Intel and AMD aren't amazing because of the chips they design, they are amazing because they can then actually fab those chips economically. You can design something that'll smoke a Core i7 in simulations. However you probably can't make it a real chip.
This smells of the same sort of thing to me. Notice that they have press releases and some shiny demo pictures, but it was clearly done on a software simulator. Ok well shit, I can raytrace pretty pictures. That doesn't prove anything. Their card? Apparently not real yet, the picture of it is, well, just a raytrace.

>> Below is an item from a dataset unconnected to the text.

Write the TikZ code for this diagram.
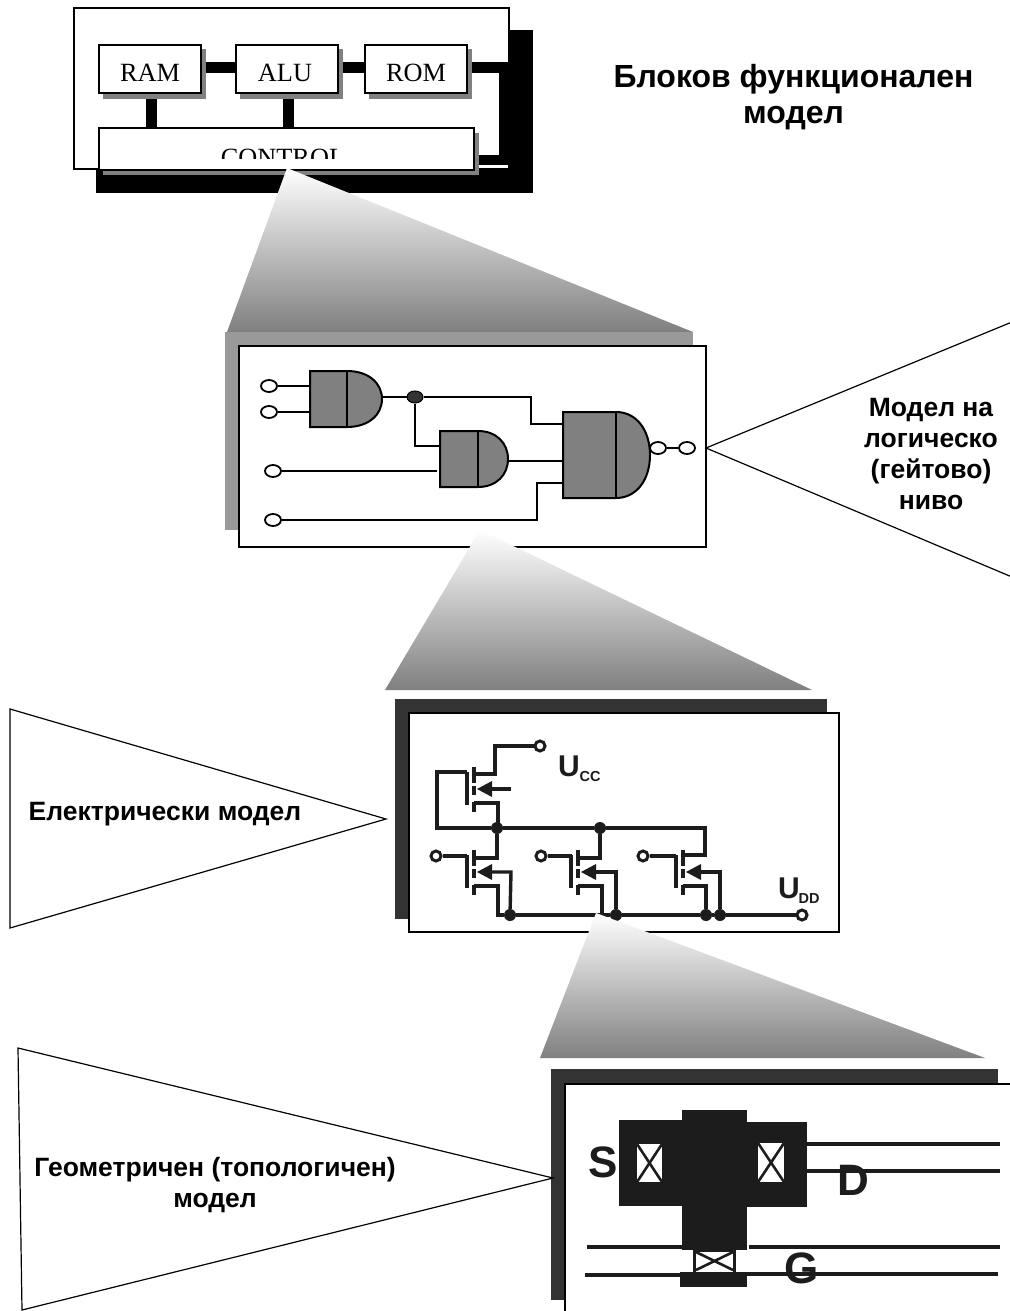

So who knows? Maybe they really do have some amazing shit in the pipeline. Doesn't matter though, they've gotta make it real before it matters. nVidia releases pretty pictures too. Difference is the pictures of the cards are of actual cards, and the pictures rendered are done on the actual hardware.
I am just never impressed by sites heavy on the press releases and marketing, and light on the technical details, SDKs, engineering hardware pics, and so on.
I shall remain skeptical until more information is forthcoming.
http://www.youtube.com/watch?v=B3qtq27J_rQ
( no, not a realdoll advert - it's a vid of their current test card being twirled around in a human's hands. then again, maybe they raytraced that )
"Global Illumination"
It's a bit of a not-so-well-defined term, really, but within the context of current generation renderers, global illumination involves calculating not just direct lighting (i.e. a spot lighting a wall), but also diffuse indirect lighting (the light hitting the wall (dimly) illuminating the rest of the room) and even specular indirect lighting (such as caustics - like the light patterns you see in pools).
I know! This is totally going to solve the problem of the utter lack of glass spheres and infinite checkerboards in today's games!
For something as ambitious as they have, it's very strange that their web site has no demos, absolutely nothing, of their products. No pictures, no videos, nothing.
That's how just about all ray-tracers work. The problem is when you want to avoid aliasing effects. The easiest solution is to use multi-sampling, but having a nice square grid of primary rays per pixel still creates some aliasing effect. Randomizing the directions of these rays using a statistical distribution is one way of improving things. But then, at every reflection and refraction the secondary rays converge and diverge even further, so they will not all hit the same triangle/object/texture which causes all sorts of texture caching problems.
This company seems to have found a solution with their "incoherent ray" solution.
Vintage computer adverts: http://www.vintageadbrowser.com/computers-and-software-ads
Thanks for the explanation. However, names that require explanation are not good choices for the names of companies.
I remember when I first saw a very poorly drawn, shaky image of an animal and read that it was a Gnu, and read how clever the name was considered to be since it was, they said, "recursive": GNU is Not Unix.
It didn't bother the enthusiasts that most people in the world can't pronounce the name and have never seen a Gnu.
They found someone with artistic ability to make a better image of a GNU, but I've seen no evidence that anyone with technical knowledge realizes the depth of the self-defeat in choosing an obscure reference to an obscure animal.
To most people the word "caustic" means only "capable of burning, corroding, or dissolving".